On August 1, 2016, about 1100 Pacific daylight time, a Lancair 360, N528HZ, was destroyed after it impacted terrain while landing at Columbia Gorge Regional/The Dalles Municipal Airport (DLS), The Dalles, Oregon. The pilot, the sole occupant, was fatally injured. The airplane was registered to and operated by the pilot under the provisions of Title 14 Code of Federal Regulations Part 91. Visual meteorological conditions prevailed for the flight, and no flight plan was filed. The local flight originated from DLS at about 1030.

Moments before the impact, a witness observed the airplane in a nose-low attitude with the right wing pointed up and the left wing pointed directly towards the ground. A second later, the airplane impacted the terrain. A witness and another person tended to the pilot where they waited for the emergency medical services. The pilot was then transported to the hospital where he succumbed to his injuries approximately an hour and a half later.

The airplane was recovered to a secure location for further examination.





In what is believed to be the first fatality at the Columbia Gorge Regional Airport in Dallesport, longtime Hood River pilot Richard Sperling died Monday morning after his plane crashed on landing.

The FAA responded to the crash from Hillsboro, and was on scene until about 9 p.m. Monday, said Rolf Anderson, an airport manager.

Sperling was flying a Lancair 360, a type of home-built plane.

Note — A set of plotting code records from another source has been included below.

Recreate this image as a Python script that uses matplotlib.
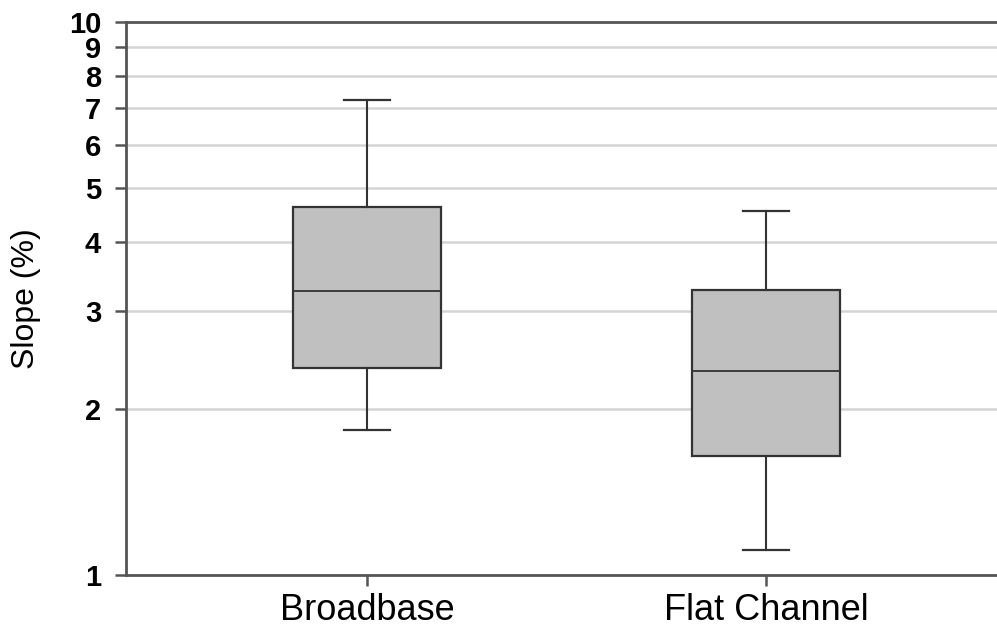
import matplotlib
matplotlib.use('Agg')
import matplotlib.pyplot as plt
from matplotlib.ticker import FixedLocator, FixedFormatter, NullLocator

# Box plot summary values (Slope %)
categories = ['Broadbase', 'Flat Channel']
whisker_low = [1.83, 1.11]
q1 = [2.37, 1.64]
median = [3.26, 2.34]
q3 = [4.63, 3.28]
whisker_high = [7.23, 4.55]

y_ticks = [1, 2, 3, 4, 5, 6, 7, 8, 9, 10]

plt.rcParams['font.family'] = ['Liberation Sans', 'DejaVu Sans']

fig = plt.figure(figsize=(9.97, 6.32), dpi=100)
ax = fig.add_axes([0.1264, 0.0902, 0.8736, 0.875])

stats = []
for i, name in enumerate(categories):
    stats.append({'label': name, 'whislo': whisker_low[i], 'q1': q1[i],
                  'med': median[i], 'q3': q3[i], 'whishi': whisker_high[i],
                  'fliers': []})

edge = '#333333'
ax.bxp(stats, positions=[1, 2], widths=0.371, capwidths=0.113,
       showfliers=False, patch_artist=True,
       boxprops=dict(facecolor='#c0c0c0', edgecolor=edge, linewidth=1.6),
       medianprops=dict(color=edge, linewidth=1.3),
       whiskerprops=dict(color=edge, linewidth=1.5),
       capprops=dict(color=edge, linewidth=1.6), zorder=3)

ax.set_yscale('log')
ax.set_ylim(1, 10)
ax.set_xlim(0.396, 2.579)
ax.yaxis.set_major_locator(FixedLocator(y_ticks))
ax.yaxis.set_major_formatter(FixedFormatter([str(v) for v in y_ticks]))
ax.yaxis.set_minor_locator(NullLocator())

# horizontal grid
for v in y_ticks[1:-1]:
    ax.axhline(v, color='#d4d4d4', linewidth=1.8, zorder=0)

ax.set_xticks([1, 2])
ax.set_xticklabels(categories, fontsize=26)
for lbl in ax.get_yticklabels():
    lbl.set_fontweight('bold')
    lbl.set_fontsize(21)

ax.tick_params(axis='y', length=8, width=1.8, color='#555555', pad=10)
ax.tick_params(axis='x', length=8, width=1.8, color='#555555', pad=5)

ax.set_ylabel('Slope (%)', fontsize=23, labelpad=20)

for s in ['left', 'bottom', 'top']:
    ax.spines[s].set_color('#555555')
    ax.spines[s].set_linewidth(2)
ax.spines['right'].set_visible(False)

plt.savefig('out.png', dpi=100, facecolor='white')
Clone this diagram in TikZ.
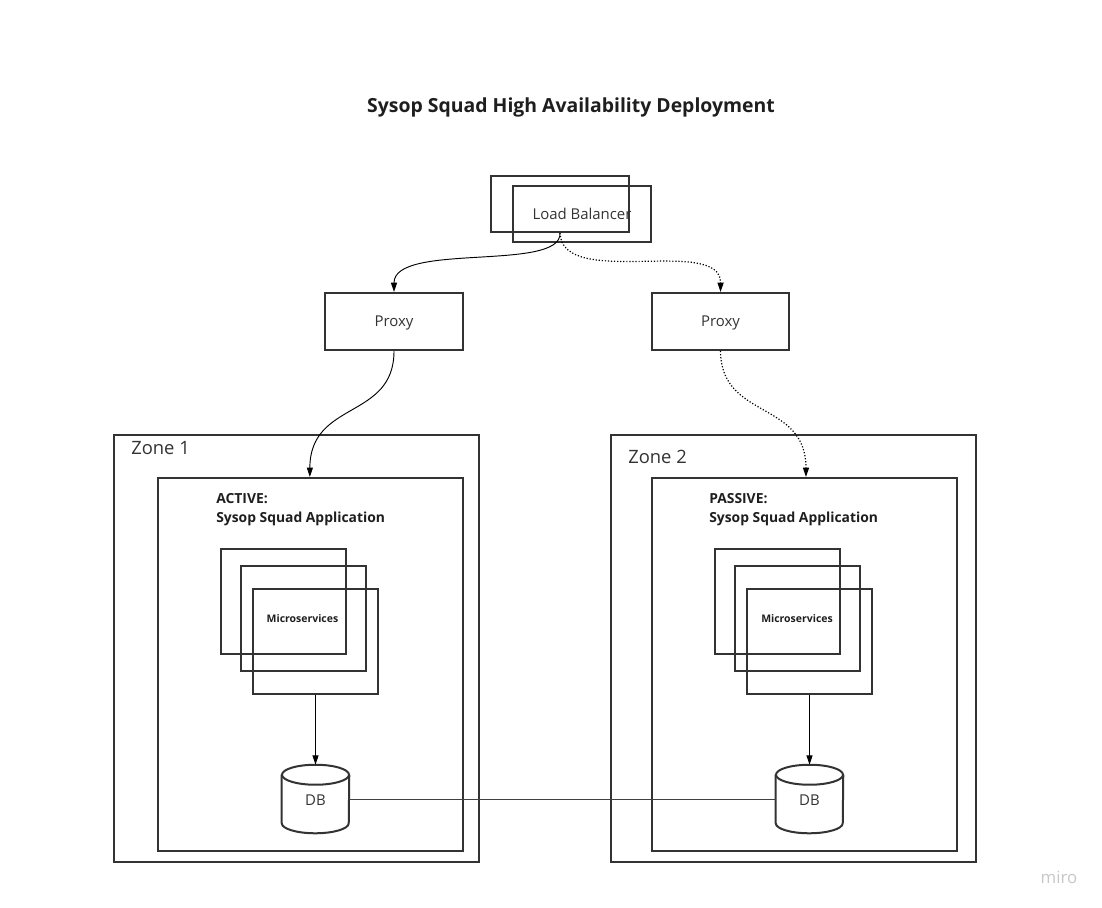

A witness on scene said the plane was approaching to land when a wing appeared to dip and strike the ground. The plane hit the runway and slid into a taxiway that leads to a hangar area. Debris was scattered in a wide swath across the runway and taxiway.

Anderson said, “We happened to have the Coast Guard here traveling through. One of them saw the accident. The Coast Guard group was with Mr. Sperling within 45 seconds from the time the accident happened. They did amazing work. And then the ambulance got here just minutes after that. So he was put on the ambulance and he was taken right over to Lifeflight. I don’t think the response could’ve been any more professional or quicker.”

Both the ambulance and Lifeflight are stationed at the airport.

The taxiway where the crash occurred was closed until about 10 p.m. Monday.

Chuck Covert, also an airport manager, said, “I think this is the first fatality at the airport that I’m aware of, and I hope we never have another one.

"We’ve had a few incidents where people have had accidents, but nothing like this, it’s a shame,” he said.

Anderson called the National Transportation Safety Board (NTSB) and the FAA to report the accident. The NTSB investigates accidents of all kinds, and the FAA assists. The NTSB will write the report on the crash, Anderson said.

Covert said Sperling had “been a local pilot for a number of years, that was just his latest airplane venture.

“Interesting guy. It’s just very unfortunate because he just loved aviation.”

He remembered Sperling’s first aircraft was a “powerkite deal. It’s kind of a kite with an engine on it.”

He got his current aircraft a few years ago. FFA records show it was manufactured in 2014 and is classified as an experimental plane.

Covert added, “I remember I loaned him my flatbed trailer to go back to Nebraska to buy it because it wasn’t flyable when he got it.”

He “spent a year rebuilding it to get it to fly. He liked to work on stuff. We have a few kit planes at the airport and I always admire the people who take the time and dedication to do that.”

Covert said Sperling, who was married, had flown the plane “quite a bit.”

Anderson said Sperling “Had one just like it before this one, same model. And maybe another one. He’s flown for a long time.”

Covert said the NTSB and FAA will look at the aircraft and interview witnesses and try to determine the cause of the crash.

And just as with automobiles, if the NTSB starts to notice an issue that repeatedly happens with a type of aircraft, they’ll put out a “directive” on it, or a recall.

Anderson said he believes Lifeflight first started taking Sperling to Oregon Health & Science University in Portland, but diverted to Mid-Columbia Medical Center.

It could not be confirmed by press time Tuesday morning where Sperling was taken.